Leave out the pictures and repeat every record exactly.
--- Data provided ---
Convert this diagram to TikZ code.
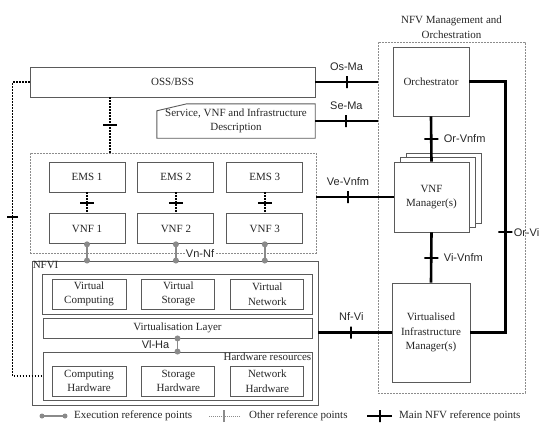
\documentclass[tikz,border=0pt]{standalone}
\usepackage{fontspec}
\setmainfont{Liberation Serif}
\setsansfont{Liberation Sans}
\usetikzlibrary{positioning}
\definecolor{boxgray}{HTML}{5A5A5A}
\definecolor{dashgray}{HTML}{8C8C8C}
\definecolor{execgray}{HTML}{8A8A8A}
\tikzset{
  box/.style={draw=boxgray, line width=0.9pt, fill=white, inner sep=0pt, align=center,
    font=\fontsize{11}{14.5}\selectfont, text=black!85},
  unit/.style={box, minimum width=76pt, minimum height=30pt},
  group/.style={draw=dashgray, line width=0.9pt, dash pattern=on 2pt off 1pt},
  frame/.style={draw=boxgray, line width=0.9pt},
  mainref/.style={line width=2.6pt},
  otherref/.style={line width=1.8pt, dash pattern=on 1.8pt off 1.2pt},
  execref/.style={draw=execgray, line width=1.8pt},
  dot/.style={circle, fill=execgray, inner sep=0pt, minimum size=6pt},
  vtick/.style={draw, inner sep=0pt, minimum width=0pt, minimum height=12pt, line width=2pt},
  htick/.style={draw, inner sep=0pt, minimum height=0pt, minimum width=14pt, line width=2pt},
  reflabel/.style={font=\sffamily\fontsize{11}{12}\selectfont, text=black!85},
  caption/.style={font=\fontsize{11}{14.5}\selectfont, text=black!85, inner sep=1pt}
}
\begin{document}
\begin{tikzpicture}[x=1pt,y=-1pt]
  \useasboundingbox (0,0) rectangle (539,424);
  \node[box, minimum width=285pt, minimum height=30pt] (oss) at (172.5,82) {OSS/BSS};
  \node[caption, align=center, inner sep=0pt, minimum width=158pt, minimum height=34pt] (desc) at (236,121) {Service, VNF and Infrastructure\\Description};
  \draw[frame] (desc.south west) -- ([yshift=-7pt]desc.north west) -- ([xshift=30pt]desc.north west) -- (desc.north east) -- (desc.south east) -- cycle;

  \node[group, minimum width=147pt, minimum height=351pt] (mano) at (451.5,217.5) {};
  \node[caption, align=center, above=2pt of mano] (manotitle) {NFV Management and\\Orchestration};
  \node[box, minimum width=76pt, minimum height=69pt] (orch) at (431,81.5) {Orchestrator};
  \node[box, minimum width=75pt, minimum height=70pt] (vnfmb) at (443.5,188) {};
  \node[box, minimum width=75pt, minimum height=70pt] (vnfma) at (437.5,192.5) {};
  \node[box, minimum width=75pt, minimum height=70pt] (vnfm) at (431.5,197) {VNF\\Manager(s)};
  \node[box, minimum width=78pt, minimum height=99pt] (vim) at (431,332.5) {Virtualised\\Infrastructure\\Manager(s)};

  \node[group, minimum width=286pt, minimum height=100pt] (emsgrp) at (173,203) {};
  \node[unit] (ems1) at (87,177) {EMS 1};
  \node[unit] (ems2) [right=12pt of ems1] {EMS 2};
  \node[unit] (ems3) [right=12pt of ems2] {EMS 3};
  \node[unit] (vnf1) [below=21pt of ems1] {VNF 1};
  \node[unit] (vnf2) [below=21pt of ems2] {VNF 2};
  \node[unit] (vnf3) [below=21pt of ems3] {VNF 3};

  \node[frame, minimum width=286pt, minimum height=144pt] (nfvi) at (175,333) {};
  \node[caption, anchor=north west] (nfvilabel) at (nfvi.north west) {NFVI};
  \node[frame, minimum width=270pt, minimum height=40pt] (vres) at (177,294) {};
  \node[box, minimum width=74pt, minimum height=30pt] (vcomp) at (89,294) {Virtual\\Computing};
  \node[box, minimum width=73pt, minimum height=30pt] (vstor) [right=15pt of vcomp] {Virtual\\Storage};
  \node[box, minimum width=73pt, minimum height=30pt] (vnet) [right=15pt of vstor] {Virtual\\Network};
  \node[box, minimum width=269pt, minimum height=20pt] (vlayer) at (177.5,328) {Virtualisation Layer};
  \node[frame, minimum width=269pt, minimum height=48pt] (hwres) at (177.5,376) {};
  \node[caption, anchor=north east] (hwlabel) at (hwres.north east) {Hardware resources};
  \node[box, minimum width=74pt, minimum height=30pt] (hcomp) at (89,381) {Computing\\Hardware};
  \node[box, minimum width=73pt, minimum height=30pt] (hstor) [right=15pt of hcomp] {Storage\\Hardware};
  \node[box, minimum width=73pt, minimum height=30pt] (hnet) [right=15pt of hstor] {Network\\Hardware};

  \draw[mainref] (oss.east) -- node[vtick]{} node[reflabel, above=7pt]{Os-Ma} (oss.east -| mano.west);
  \draw[mainref] (desc.east) -- node[vtick]{} node[reflabel, above=7pt]{Se-Ma} (desc.east -| mano.west);
  \draw[mainref] (emsgrp.east |- vnfm.west) -- node[vtick, pos=0.41]{} node[reflabel, above=7pt, pos=0.41]{Ve-Vnfm} (vnfm.west);
  \draw[mainref] (nfvi.east |- vim.west) -- node[vtick, pos=0.45]{} node[reflabel, above=7pt, pos=0.45]{Nf-Vi} (vim.west);
  \draw[mainref] (orch.south) -- node[htick]{} node[reflabel, right=8pt]{Or-Vnfm} (vnfm.north);
  \draw[mainref] (vnfm.south) -- node[htick]{} node[reflabel, right=8pt]{Vi-Vnfm} (vim.north);
  \draw[mainref] (orch.east) -- ++(36,0) |- node[htick, pos=0.3]{} node[reflabel, inner sep=1pt, right=6pt, pos=0.3]{Or-Vi} (vim.east);

  \coordinate (ossems) at (110,97);
  \draw[otherref] (ossems) -- node[htick]{} (ossems |- emsgrp.north);
  \foreach \i in {1,2,3}
    \draw[otherref] (ems\i) -- node[htick]{} (vnf\i);
  \draw[otherref] (oss.west) -- ++(-17,0) |- node[htick, minimum width=11pt, pos=0.23]{} (hwres.west);

  \foreach \i in {1,2,3}
    \draw[execref] (vnf\i.south) node[dot]{} -- (vnf\i.south |- nfvi.north) node[dot]{};
  \draw[execref] (vlayer.south) node[dot]{} -- node[reflabel, left=4pt]{Vl-Ha} (hwres.north) node[dot]{};
  \node[reflabel, fill=white, inner sep=1pt] (vnnf) at ([xshift=27pt]emsgrp.south) {Vn-Nf};

  \node[caption, anchor=west] (lexec) at (73,416) {Execution reference points};
  \coordinate (lexeca) at (42,416);
  \draw[execref, line width=1.2pt] (lexeca) node[dot, minimum size=5pt]{} -- ([xshift=-8pt]lexec.west) node[dot, minimum size=5pt]{};
  \node[caption, anchor=west] (lother) at (248,416) {Other reference points};
  \draw[draw=dashgray, line width=0.8pt, dash pattern=on 1pt off 1pt] ([xshift=-8pt]lother.west) -- ++(-32,0) node[vtick, line width=1.2pt, pos=0.5]{};
  \node[caption, anchor=west] (lmain) at (398,416) {Main NFV reference points};
  \draw[mainref] ([xshift=-6pt]lmain.west) -- ++(-25,0) node[vtick, pos=0.5]{};
\end{tikzpicture}
\end{document}
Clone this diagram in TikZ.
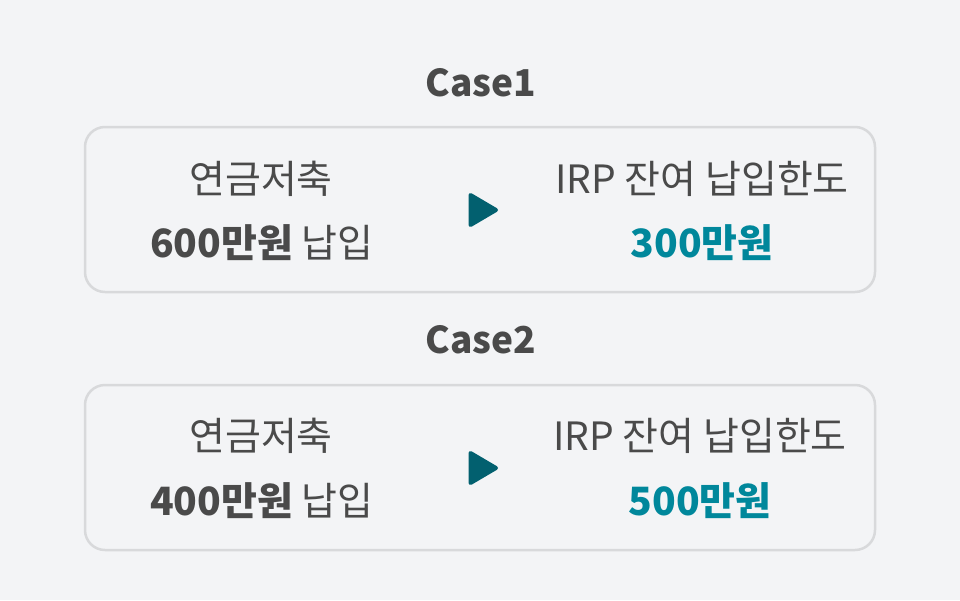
---
**Response to this exercise**
Convert this diagram to TikZ code.
\documentclass[tikz,border=0pt]{standalone}
\usepackage{fontspec}
\setmainfont{Liberation Serif}
\setsansfont{Liberation Sans}
\usetikzlibrary{positioning}
\definecolor{boxgray}{HTML}{5A5A5A}
\definecolor{dashgray}{HTML}{8C8C8C}
\definecolor{execgray}{HTML}{8A8A8A}
\tikzset{
  box/.style={draw=boxgray, line width=0.9pt, fill=white, inner sep=0pt, align=center,
    font=\fontsize{11}{14.5}\selectfont, text=black!85},
  unit/.style={box, minimum width=76pt, minimum height=30pt},
  group/.style={draw=dashgray, line width=0.9pt, dash pattern=on 2pt off 1pt},
  frame/.style={draw=boxgray, line width=0.9pt},
  mainref/.style={line width=2.6pt},
  otherref/.style={line width=1.8pt, dash pattern=on 1.8pt off 1.2pt},
  execref/.style={draw=execgray, line width=1.8pt},
  dot/.style={circle, fill=execgray, inner sep=0pt, minimum size=6pt},
  vtick/.style={draw, inner sep=0pt, minimum width=0pt, minimum height=12pt, line width=2pt},
  htick/.style={draw, inner sep=0pt, minimum height=0pt, minimum width=14pt, line width=2pt},
  reflabel/.style={font=\sffamily\fontsize{11}{12}\selectfont, text=black!85},
  caption/.style={font=\fontsize{11}{14.5}\selectfont, text=black!85, inner sep=1pt}
}
\begin{document}
\begin{tikzpicture}[x=1pt,y=-1pt]
  \useasboundingbox (0,0) rectangle (539,424);
  \node[box, minimum width=285pt, minimum height=30pt] (oss) at (172.5,82) {OSS/BSS};
  \node[caption, align=center, inner sep=0pt, minimum width=158pt, minimum height=34pt] (desc) at (236,121) {Service, VNF and Infrastructure\\Description};
  \draw[frame] (desc.south west) -- ([yshift=-7pt]desc.north west) -- ([xshift=30pt]desc.north west) -- (desc.north east) -- (desc.south east) -- cycle;

  \node[group, minimum width=147pt, minimum height=351pt] (mano) at (451.5,217.5) {};
  \node[caption, align=center, above=2pt of mano] (manotitle) {NFV Management and\\Orchestration};
  \node[box, minimum width=76pt, minimum height=69pt] (orch) at (431,81.5) {Orchestrator};
  \node[box, minimum width=75pt, minimum height=70pt] (vnfmb) at (443.5,188) {};
  \node[box, minimum width=75pt, minimum height=70pt] (vnfma) at (437.5,192.5) {};
  \node[box, minimum width=75pt, minimum height=70pt] (vnfm) at (431.5,197) {VNF\\Manager(s)};
  \node[box, minimum width=78pt, minimum height=99pt] (vim) at (431,332.5) {Virtualised\\Infrastructure\\Manager(s)};

  \node[group, minimum width=286pt, minimum height=100pt] (emsgrp) at (173,203) {};
  \node[unit] (ems1) at (87,177) {EMS 1};
  \node[unit] (ems2) [right=12pt of ems1] {EMS 2};
  \node[unit] (ems3) [right=12pt of ems2] {EMS 3};
  \node[unit] (vnf1) [below=21pt of ems1] {VNF 1};
  \node[unit] (vnf2) [below=21pt of ems2] {VNF 2};
  \node[unit] (vnf3) [below=21pt of ems3] {VNF 3};

  \node[frame, minimum width=286pt, minimum height=144pt] (nfvi) at (175,333) {};
  \node[caption, anchor=north west] (nfvilabel) at (nfvi.north west) {NFVI};
  \node[frame, minimum width=270pt, minimum height=40pt] (vres) at (177,294) {};
  \node[box, minimum width=74pt, minimum height=30pt] (vcomp) at (89,294) {Virtual\\Computing};
  \node[box, minimum width=73pt, minimum height=30pt] (vstor) [right=15pt of vcomp] {Virtual\\Storage};
  \node[box, minimum width=73pt, minimum height=30pt] (vnet) [right=15pt of vstor] {Virtual\\Network};
  \node[box, minimum width=269pt, minimum height=20pt] (vlayer) at (177.5,328) {Virtualisation Layer};
  \node[frame, minimum width=269pt, minimum height=48pt] (hwres) at (177.5,376) {};
  \node[caption, anchor=north east] (hwlabel) at (hwres.north east) {Hardware resources};
  \node[box, minimum width=74pt, minimum height=30pt] (hcomp) at (89,381) {Computing\\Hardware};
  \node[box, minimum width=73pt, minimum height=30pt] (hstor) [right=15pt of hcomp] {Storage\\Hardware};
  \node[box, minimum width=73pt, minimum height=30pt] (hnet) [right=15pt of hstor] {Network\\Hardware};

  \draw[mainref] (oss.east) -- node[vtick]{} node[reflabel, above=7pt]{Os-Ma} (oss.east -| mano.west);
  \draw[mainref] (desc.east) -- node[vtick]{} node[reflabel, above=7pt]{Se-Ma} (desc.east -| mano.west);
  \draw[mainref] (emsgrp.east |- vnfm.west) -- node[vtick, pos=0.41]{} node[reflabel, above=7pt, pos=0.41]{Ve-Vnfm} (vnfm.west);
  \draw[mainref] (nfvi.east |- vim.west) -- node[vtick, pos=0.45]{} node[reflabel, above=7pt, pos=0.45]{Nf-Vi} (vim.west);
  \draw[mainref] (orch.south) -- node[htick]{} node[reflabel, right=8pt]{Or-Vnfm} (vnfm.north);
  \draw[mainref] (vnfm.south) -- node[htick]{} node[reflabel, right=8pt]{Vi-Vnfm} (vim.north);
  \draw[mainref] (orch.east) -- ++(36,0) |- node[htick, pos=0.3]{} node[reflabel, inner sep=1pt, right=6pt, pos=0.3]{Or-Vi} (vim.east);

  \coordinate (ossems) at (110,97);
  \draw[otherref] (ossems) -- node[htick]{} (ossems |- emsgrp.north);
  \foreach \i in {1,2,3}
    \draw[otherref] (ems\i) -- node[htick]{} (vnf\i);
  \draw[otherref] (oss.west) -- ++(-17,0) |- node[htick, minimum width=11pt, pos=0.23]{} (hwres.west);

  \foreach \i in {1,2,3}
    \draw[execref] (vnf\i.south) node[dot]{} -- (vnf\i.south |- nfvi.north) node[dot]{};
  \draw[execref] (vlayer.south) node[dot]{} -- node[reflabel, left=4pt]{Vl-Ha} (hwres.north) node[dot]{};
  \node[reflabel, fill=white, inner sep=1pt] (vnnf) at ([xshift=27pt]emsgrp.south) {Vn-Nf};

  \node[caption, anchor=west] (lexec) at (73,416) {Execution reference points};
  \coordinate (lexeca) at (42,416);
  \draw[execref, line width=1.2pt] (lexeca) node[dot, minimum size=5pt]{} -- ([xshift=-8pt]lexec.west) node[dot, minimum size=5pt]{};
  \node[caption, anchor=west] (lother) at (248,416) {Other reference points};
  \draw[draw=dashgray, line width=0.8pt, dash pattern=on 1pt off 1pt] ([xshift=-8pt]lother.west) -- ++(-32,0) node[vtick, line width=1.2pt, pos=0.5]{};
  \node[caption, anchor=west] (lmain) at (398,416) {Main NFV reference points};
  \draw[mainref] ([xshift=-6pt]lmain.west) -- ++(-25,0) node[vtick, pos=0.5]{};
\end{tikzpicture}
\end{document}
Clone this diagram in TikZ.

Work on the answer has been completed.